▶ [WHAT NEEDS TO BE DONE]
Without the pictures, repeat the listing character for character.

☆ ☆ ☆ ☆ ☆

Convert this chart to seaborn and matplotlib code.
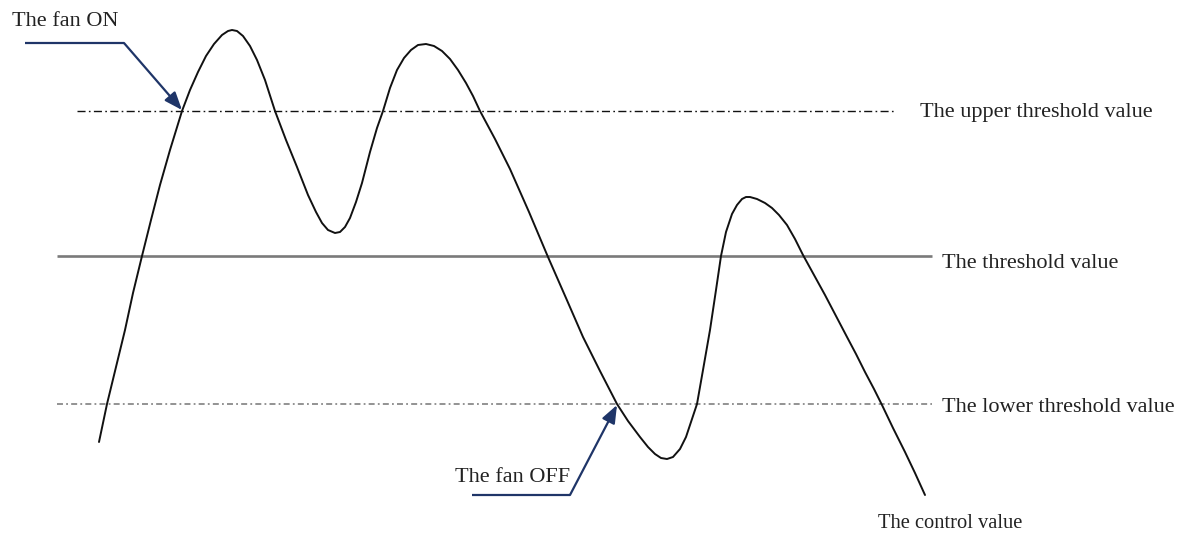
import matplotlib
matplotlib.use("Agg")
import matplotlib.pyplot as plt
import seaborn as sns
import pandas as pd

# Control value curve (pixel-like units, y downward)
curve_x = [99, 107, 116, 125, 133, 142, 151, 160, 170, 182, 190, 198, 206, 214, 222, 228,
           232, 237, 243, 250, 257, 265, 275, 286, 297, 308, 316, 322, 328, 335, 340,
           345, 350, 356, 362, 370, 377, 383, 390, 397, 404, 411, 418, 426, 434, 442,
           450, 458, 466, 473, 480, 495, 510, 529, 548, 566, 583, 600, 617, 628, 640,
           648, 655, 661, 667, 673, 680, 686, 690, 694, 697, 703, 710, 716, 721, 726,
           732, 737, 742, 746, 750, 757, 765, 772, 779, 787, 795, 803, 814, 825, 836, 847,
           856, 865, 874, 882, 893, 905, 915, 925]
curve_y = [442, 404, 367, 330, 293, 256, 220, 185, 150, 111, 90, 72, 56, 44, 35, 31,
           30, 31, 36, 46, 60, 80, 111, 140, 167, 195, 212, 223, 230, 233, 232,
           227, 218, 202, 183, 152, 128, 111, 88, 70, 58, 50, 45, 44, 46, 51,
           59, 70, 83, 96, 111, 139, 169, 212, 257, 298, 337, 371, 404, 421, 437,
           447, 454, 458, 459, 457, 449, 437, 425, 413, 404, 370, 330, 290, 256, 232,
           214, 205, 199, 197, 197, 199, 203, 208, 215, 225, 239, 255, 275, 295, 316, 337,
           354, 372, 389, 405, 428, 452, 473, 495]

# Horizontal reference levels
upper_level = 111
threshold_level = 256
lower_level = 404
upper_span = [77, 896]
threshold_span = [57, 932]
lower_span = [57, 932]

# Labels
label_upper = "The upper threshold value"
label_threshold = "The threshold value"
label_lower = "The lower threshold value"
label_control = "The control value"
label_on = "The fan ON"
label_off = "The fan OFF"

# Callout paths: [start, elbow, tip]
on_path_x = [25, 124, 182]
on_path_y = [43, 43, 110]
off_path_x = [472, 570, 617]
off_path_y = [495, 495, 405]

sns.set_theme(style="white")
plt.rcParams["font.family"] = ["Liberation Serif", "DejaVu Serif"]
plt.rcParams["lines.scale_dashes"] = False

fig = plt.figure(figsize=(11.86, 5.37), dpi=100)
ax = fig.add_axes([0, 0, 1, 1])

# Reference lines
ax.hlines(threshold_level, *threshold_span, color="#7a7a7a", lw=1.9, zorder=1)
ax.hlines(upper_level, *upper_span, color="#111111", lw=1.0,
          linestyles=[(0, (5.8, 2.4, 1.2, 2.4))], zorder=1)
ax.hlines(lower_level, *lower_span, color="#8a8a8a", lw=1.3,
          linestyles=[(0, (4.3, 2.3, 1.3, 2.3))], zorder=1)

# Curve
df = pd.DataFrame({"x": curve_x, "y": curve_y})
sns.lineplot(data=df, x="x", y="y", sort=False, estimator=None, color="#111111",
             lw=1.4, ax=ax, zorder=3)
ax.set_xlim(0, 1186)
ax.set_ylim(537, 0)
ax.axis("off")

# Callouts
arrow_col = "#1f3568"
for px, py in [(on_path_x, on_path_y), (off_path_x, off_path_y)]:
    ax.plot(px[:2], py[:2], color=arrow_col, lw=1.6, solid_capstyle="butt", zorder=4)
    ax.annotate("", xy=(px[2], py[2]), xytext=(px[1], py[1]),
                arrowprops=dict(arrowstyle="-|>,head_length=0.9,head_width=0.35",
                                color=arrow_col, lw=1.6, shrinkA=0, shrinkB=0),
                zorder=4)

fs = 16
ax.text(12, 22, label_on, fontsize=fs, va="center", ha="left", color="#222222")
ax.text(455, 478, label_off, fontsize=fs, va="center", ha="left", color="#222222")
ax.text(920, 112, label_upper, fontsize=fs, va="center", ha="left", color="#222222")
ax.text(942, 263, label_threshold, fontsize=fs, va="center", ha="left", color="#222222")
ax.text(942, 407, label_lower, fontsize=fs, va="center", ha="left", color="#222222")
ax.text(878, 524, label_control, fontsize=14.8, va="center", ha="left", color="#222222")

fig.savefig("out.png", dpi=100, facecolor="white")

☆ ☆ ☆ ☆ ☆

▶ [EXERCISE RESULT]
Convert this chart to seaborn and matplotlib code.
import matplotlib
matplotlib.use("Agg")
import matplotlib.pyplot as plt
import seaborn as sns
import pandas as pd

# Control value curve (pixel-like units, y downward)
curve_x = [99, 107, 116, 125, 133, 142, 151, 160, 170, 182, 190, 198, 206, 214, 222, 228,
           232, 237, 243, 250, 257, 265, 275, 286, 297, 308, 316, 322, 328, 335, 340,
           345, 350, 356, 362, 370, 377, 383, 390, 397, 404, 411, 418, 426, 434, 442,
           450, 458, 466, 473, 480, 495, 510, 529, 548, 566, 583, 600, 617, 628, 640,
           648, 655, 661, 667, 673, 680, 686, 690, 694, 697, 703, 710, 716, 721, 726,
           732, 737, 742, 746, 750, 757, 765, 772, 779, 787, 795, 803, 814, 825, 836, 847,
           856, 865, 874, 882, 893, 905, 915, 925]
curve_y = [442, 404, 367, 330, 293, 256, 220, 185, 150, 111, 90, 72, 56, 44, 35, 31,
           30, 31, 36, 46, 60, 80, 111, 140, 167, 195, 212, 223, 230, 233, 232,
           227, 218, 202, 183, 152, 128, 111, 88, 70, 58, 50, 45, 44, 46, 51,
           59, 70, 83, 96, 111, 139, 169, 212, 257, 298, 337, 371, 404, 421, 437,
           447, 454, 458, 459, 457, 449, 437, 425, 413, 404, 370, 330, 290, 256, 232,
           214, 205, 199, 197, 197, 199, 203, 208, 215, 225, 239, 255, 275, 295, 316, 337,
           354, 372, 389, 405, 428, 452, 473, 495]

# Horizontal reference levels
upper_level = 111
threshold_level = 256
lower_level = 404
upper_span = [77, 896]
threshold_span = [57, 932]
lower_span = [57, 932]

# Labels
label_upper = "The upper threshold value"
label_threshold = "The threshold value"
label_lower = "The lower threshold value"
label_control = "The control value"
label_on = "The fan ON"
label_off = "The fan OFF"

# Callout paths: [start, elbow, tip]
on_path_x = [25, 124, 182]
on_path_y = [43, 43, 110]
off_path_x = [472, 570, 617]
off_path_y = [495, 495, 405]

sns.set_theme(style="white")
plt.rcParams["font.family"] = ["Liberation Serif", "DejaVu Serif"]
plt.rcParams["lines.scale_dashes"] = False

fig = plt.figure(figsize=(11.86, 5.37), dpi=100)
ax = fig.add_axes([0, 0, 1, 1])

# Reference lines
ax.hlines(threshold_level, *threshold_span, color="#7a7a7a", lw=1.9, zorder=1)
ax.hlines(upper_level, *upper_span, color="#111111", lw=1.0,
          linestyles=[(0, (5.8, 2.4, 1.2, 2.4))], zorder=1)
ax.hlines(lower_level, *lower_span, color="#8a8a8a", lw=1.3,
          linestyles=[(0, (4.3, 2.3, 1.3, 2.3))], zorder=1)

# Curve
df = pd.DataFrame({"x": curve_x, "y": curve_y})
sns.lineplot(data=df, x="x", y="y", sort=False, estimator=None, color="#111111",
             lw=1.4, ax=ax, zorder=3)
ax.set_xlim(0, 1186)
ax.set_ylim(537, 0)
ax.axis("off")

# Callouts
arrow_col = "#1f3568"
for px, py in [(on_path_x, on_path_y), (off_path_x, off_path_y)]:
    ax.plot(px[:2], py[:2], color=arrow_col, lw=1.6, solid_capstyle="butt", zorder=4)
    ax.annotate("", xy=(px[2], py[2]), xytext=(px[1], py[1]),
                arrowprops=dict(arrowstyle="-|>,head_length=0.9,head_width=0.35",
                                color=arrow_col, lw=1.6, shrinkA=0, shrinkB=0),
                zorder=4)

fs = 16
ax.text(12, 22, label_on, fontsize=fs, va="center", ha="left", color="#222222")
ax.text(455, 478, label_off, fontsize=fs, va="center", ha="left", color="#222222")
ax.text(920, 112, label_upper, fontsize=fs, va="center", ha="left", color="#222222")
ax.text(942, 263, label_threshold, fontsize=fs, va="center", ha="left", color="#222222")
ax.text(942, 407, label_lower, fontsize=fs, va="center", ha="left", color="#222222")
ax.text(878, 524, label_control, fontsize=14.8, va="center", ha="left", color="#222222")

fig.savefig("out.png", dpi=100, facecolor="white")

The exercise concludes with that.